Return all lines that include the string "image".

> Data for processing

□ □ □

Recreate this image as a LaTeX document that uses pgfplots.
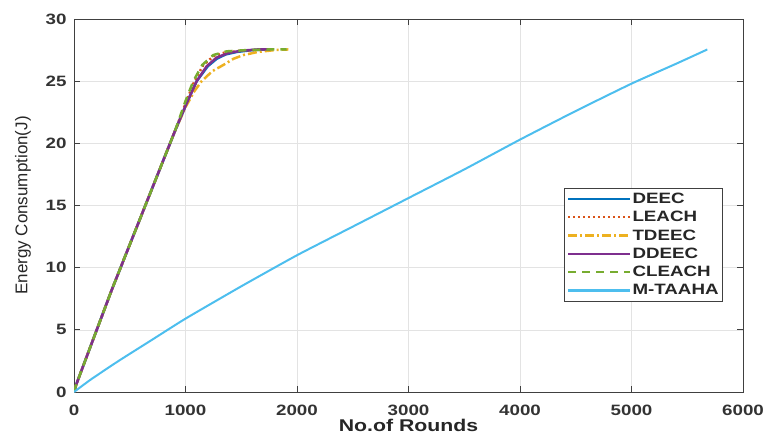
\documentclass[border=0pt]{standalone}
\usepackage{fontspec}
\setmainfont{Liberation Sans}[FakeStretch=1.25]
\newfontfamily\ylabfont{Liberation Sans}
\usepackage{pgfplots}
\pgfplotsset{compat=1.18}

\definecolor{mdeec}{rgb}{0,0.447,0.741}
\definecolor{mleach}{rgb}{0.85,0.325,0.098}
\definecolor{mtdeec}{rgb}{0.929,0.694,0.125}
\definecolor{mddeec}{rgb}{0.494,0.184,0.556}
\definecolor{mcleach}{rgb}{0.466,0.674,0.188}
\definecolor{mtaaha}{rgb}{0.301,0.745,0.933}
\definecolor{axgray}{rgb}{0.25,0.25,0.25}

\begin{document}
\begin{tikzpicture}
\begin{axis}[
  name=ax,
  scale only axis,
  width=669pt, height=373pt,
  xmin=0, xmax=6000, ymin=0, ymax=30,
  xtick={0,1000,...,6000}, ytick={0,5,...,30},
  scaled x ticks=false,
  /pgf/number format/1000 sep={},
  /pgf/number format/assume math mode=true,
  tick align=inside,
  major tick length=6pt,
  axis line style={axgray, line width=0.8pt},
  every tick/.style={axgray, line width=0.8pt},
  grid=major,
  major grid style={gray!22, line width=0.6pt},
  tick label style={font=\fontsize{15}{18}\selectfont\bfseries, text=black!80},
  xticklabel style={yshift=-9pt},
  yticklabel style={xshift=-4pt},
  xlabel={No.of Rounds},
  ylabel={Energy Consumption(J)},
  xlabel style={font=\fontsize{17}{20}\selectfont\bfseries, text=black!85, at={(axis description cs:0.5,0)}, anchor=north, yshift=-24pt},
  ylabel style={font=\fontsize{17}{20}\selectfont\ylabfont, text=black!85, at={(axis description cs:-0.0762,0.5)}, anchor=center},
  legend cell align=left,
  legend style={at={(axis description cs:0.9701,0.5469)}, anchor=north east,
    draw=axgray, line width=0.8pt, fill=white,
    font=\fontsize{15}{17}\selectfont\bfseries, text=black!85,
    row sep=3.3pt, inner xsep=3pt, inner ysep=3pt,
    nodes={inner sep=1pt, text height=11pt, text depth=2pt}},
  legend image code/.code={\draw[#1, line width=2.4pt] (0pt,0pt) -- (62pt,0pt);},
]
\addplot[mdeec, line width=2.5pt] coordinates {
(0,0) (20,0.6) (338,8.2) (906,21.0) (1000,23.0) (1100,25.0) (1200,26.2) (1280,26.8) (1360,27.15) (1460,27.35) (1600,27.5) (1758,27.55)};
\addlegendentry{DEEC}
\addplot[mleach, line width=2.5pt, dash pattern=on 2pt off 3pt] coordinates {
(0,0) (20,0.6) (338,8.2) (906,21.0) (1000,23.2) (1080,25.0) (1160,26.3) (1250,27.0) (1350,27.3) (1500,27.45) (1700,27.55)};
\addlegendentry{LEACH}
\addplot[mtdeec, line width=2.5pt, dash pattern=on 9pt off 3pt on 2pt off 3pt] coordinates {
(0,0) (20,0.6) (338,8.2) (906,21.0) (1000,22.9) (1080,24.2) (1145,25.0) (1240,25.8) (1339,26.3) (1430,26.8) (1519,27.1) (1650,27.35) (1800,27.5) (1922,27.55)};
\addlegendentry{TDEEC}
\addplot[mddeec, line width=2.5pt] coordinates {
(0,0) (20,0.6) (338,8.2) (906,21.0) (1000,23.0) (1100,25.0) (1190,26.2) (1280,26.9) (1380,27.25) (1500,27.45) (1650,27.55) (1760,27.55)};
\addlegendentry{DDEEC}
\addplot[mcleach, line width=2.5pt, dash pattern=on 8pt off 6pt] coordinates {
(0,0) (20,0.6) (338,8.2) (906,21.0) (1000,23.4) (1070,25.0) (1150,26.3) (1249,27.1) (1370,27.4) (1550,27.5) (1750,27.55) (1908,27.55)};
\addlegendentry{CLEACH}
\addplot[mtaaha, line width=2pt, smooth, tension=0.3] coordinates {
(0,0) (150,1.0) (400,2.5) (700,4.2) (1000,5.9) (1500,8.5) (2000,11.0) (2500,13.3) (3000,15.6) (3500,17.9) (4000,20.3) (4500,22.6) (5000,24.8) (5400,26.4) (5680,27.55)};
\addlegendentry{M-TAAHA}
\end{axis}
\pgfresetboundingbox
\path ([shift={(-74pt,-44pt)}]ax.south west) rectangle ([shift={(20pt,19pt)}]ax.north east);
\end{tikzpicture}
\end{document}
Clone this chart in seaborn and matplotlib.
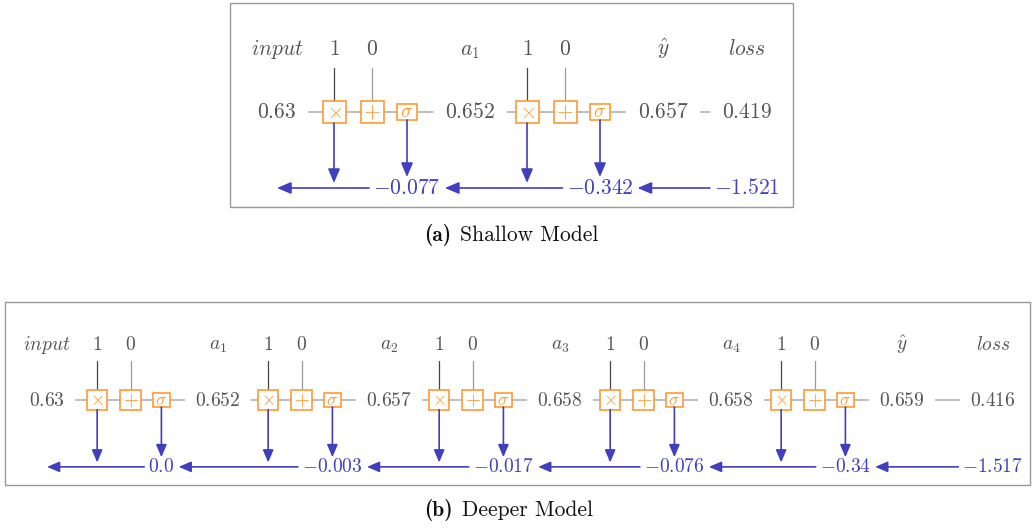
import matplotlib
matplotlib.use('Agg')
import matplotlib.pyplot as plt
import seaborn as sns
from matplotlib.patches import Rectangle

# shallow model: one hidden unit
shallow_names = ['input', 'a_1', r'\hat{y}', 'loss']
shallow_forward = [0.63, 0.652, 0.657, 0.419]
shallow_weights = [1, 1]
shallow_biases = [0, 0]
shallow_grads = [-0.077, -0.342, -1.521]

# deeper model: four hidden units
deep_names = ['input', 'a_1', 'a_2', 'a_3', 'a_4', r'\hat{y}', 'loss']
deep_forward = [0.63, 0.652, 0.657, 0.658, 0.658, 0.659, 0.416]
deep_weights = [1, 1, 1, 1, 1]
deep_biases = [0, 0, 0, 0, 0]
deep_grads = [0.0, -0.003, -0.017, -0.076, -0.34, -1.517]

sns.set_theme(style='white')
plt.rcParams['mathtext.fontset'] = 'cm'

TEXT_GRAY = '#555555'
LINE_GRAY = '#9a9a9a'
DARK_LINE = '#444444'
ORANGE = '#ff9933'
BLUE = '#4040bf'
PX = 0.72  # pixels -> points at dpi 100


def draw_graph(ax, names, forward, weights, biases, grads,
               x0, pitch, loss_gap, y_fwd, s, fs):
    n = len(weights)
    y_lab = y_fwd - 57 * s
    y_grad = y_fwd + 76 * s
    xs = [x0 + k * pitch for k in range(n + 1)] + [x0 + n * pitch + loss_gap]

    # node names on top row
    for x, name in zip(xs, names):
        ax.text(x, y_lab, f'${name}$', ha='center', va='baseline',
                fontsize=fs, color=TEXT_GRAY)

    # forward values
    vals = []
    for x, v in zip(xs, forward):
        vals.append(ax.text(x, y_fwd, f'${v}$', ha='center', va='center',
                            fontsize=fs, color=TEXT_GRAY, zorder=4))
    for a, b in zip(vals[:-1], vals[1:]):
        ax.annotate('', xy=(0, y_fwd), xycoords=(b, 'data'),
                    xytext=(1, y_fwd), textcoords=(a, 'data'),
                    arrowprops=dict(arrowstyle='-', color=LINE_GRAY, lw=0.9,
                                    shrinkA=12 * s * PX, shrinkB=12 * s * PX))

    head = f'-|>,head_length={0.85 * s:.2f},head_width={0.36 * s:.2f}'
    sig_xs = []
    bw, bh = 23 * s, 22 * s
    sw, sh = 20 * s, 16 * s
    for k in range(n):
        mx, ax_, sx = xs[k] + 57 * s, xs[k] + 95 * s, xs[k] + 130 * s
        sig_xs.append(sx)
        # weight and bias inputs
        for bx, p, col in [(mx, weights[k], DARK_LINE), (ax_, biases[k], LINE_GRAY)]:
            ax.text(bx, y_lab, f'${p}$', ha='center', va='baseline',
                    fontsize=fs, color=TEXT_GRAY)
            ax.plot([bx, bx], [y_lab + 13 * s, y_fwd - bh / 2],
                    color=col, lw=0.9, zorder=1)
        # operation boxes
        for bx, w, h, sym, sz in [(mx, bw, bh, r'\times', fs * 0.95),
                                  (ax_, bw, bh, '+', fs * 1.0),
                                  (sx, sw, sh, r'\sigma', fs * 0.9)]:
            ax.add_patch(Rectangle((bx - w / 2, y_fwd - h / 2), w, h,
                                   facecolor='white', edgecolor=ORANGE,
                                   lw=1.2, zorder=3))
            ax.text(bx, y_fwd, f'${sym}$', ha='center', va='center',
                    fontsize=sz, color=ORANGE, zorder=4)
        # gradient drops
        ax.annotate('', xy=(mx, y_grad - 5 * s), xytext=(mx, y_fwd + bh / 2),
                    arrowprops=dict(arrowstyle=head, color=BLUE, lw=1.2,
                                    shrinkA=0, shrinkB=0, mutation_scale=10))
        ax.annotate('', xy=(sx, y_grad - 11 * s), xytext=(sx, y_fwd + sh / 2),
                    arrowprops=dict(arrowstyle=head, color=BLUE, lw=1.2,
                                    shrinkA=0, shrinkB=0, mutation_scale=10))

    # backward row
    gx = sig_xs + [xs[-1]]
    gtexts = [ax.text(x, y_grad, f'${g}$', ha='center', va='center',
                      fontsize=fs, color=BLUE) for x, g in zip(gx, grads)]
    ax.annotate('', xy=(xs[0], y_grad), xytext=(0, y_grad),
                textcoords=(gtexts[0], 'data'),
                arrowprops=dict(arrowstyle=head, color=BLUE, lw=1.2,
                                shrinkA=3, shrinkB=0, mutation_scale=10))
    for a, b in zip(gtexts[:-1], gtexts[1:]):
        ax.annotate('', xy=(1, y_grad), xycoords=(a, 'data'),
                    xytext=(0, y_grad), textcoords=(b, 'data'),
                    arrowprops=dict(arrowstyle=head, color=BLUE, lw=1.2,
                                    shrinkA=3, shrinkB=3, mutation_scale=10))


def caption(ax, x, y, tag, title):
    # bold tag on the left, roman title on the right of x
    ax.text(x, y, tag, ha='right', va='center', fontsize=15.5,
            family='cmb10', color='#111111')
    ax.text(x + 9, y, title, ha='left', va='center', fontsize=15.5,
            family='cmr10', color='#111111')


fig = plt.figure(figsize=(10.35, 5.28), dpi=100)
ax = fig.add_axes([0, 0, 1, 1])
ax.set_xlim(0, 1035)
ax.set_ylim(528, 0)
ax.axis('off')

draw_graph(ax, shallow_names, shallow_forward, shallow_weights, shallow_biases,
           shallow_grads, x0=277, pitch=193, loss_gap=84, y_fwd=112, s=1.0, fs=15.5)
draw_graph(ax, deep_names, deep_forward, deep_weights, deep_biases,
           deep_grads, x0=47, pitch=171, loss_gap=91, y_fwd=400, s=0.88, fs=14)

ax.add_patch(Rectangle((230, 3), 563, 204, fill=False, edgecolor='#999999', lw=1))
ax.add_patch(Rectangle((5, 302), 1025, 183, fill=False, edgecolor='#999999', lw=1))

caption(ax, 451, 235, '(a)', 'Shallow Model')
caption(ax, 453, 510, '(b)', 'Deeper Model')

fig.savefig('out.png', dpi=100)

□ □ □

> In response
Recreate this image as a LaTeX document that uses pgfplots.
  legend image code/.code={\draw[#1, line width=2.4pt] (0pt,0pt) -- (62pt,0pt);},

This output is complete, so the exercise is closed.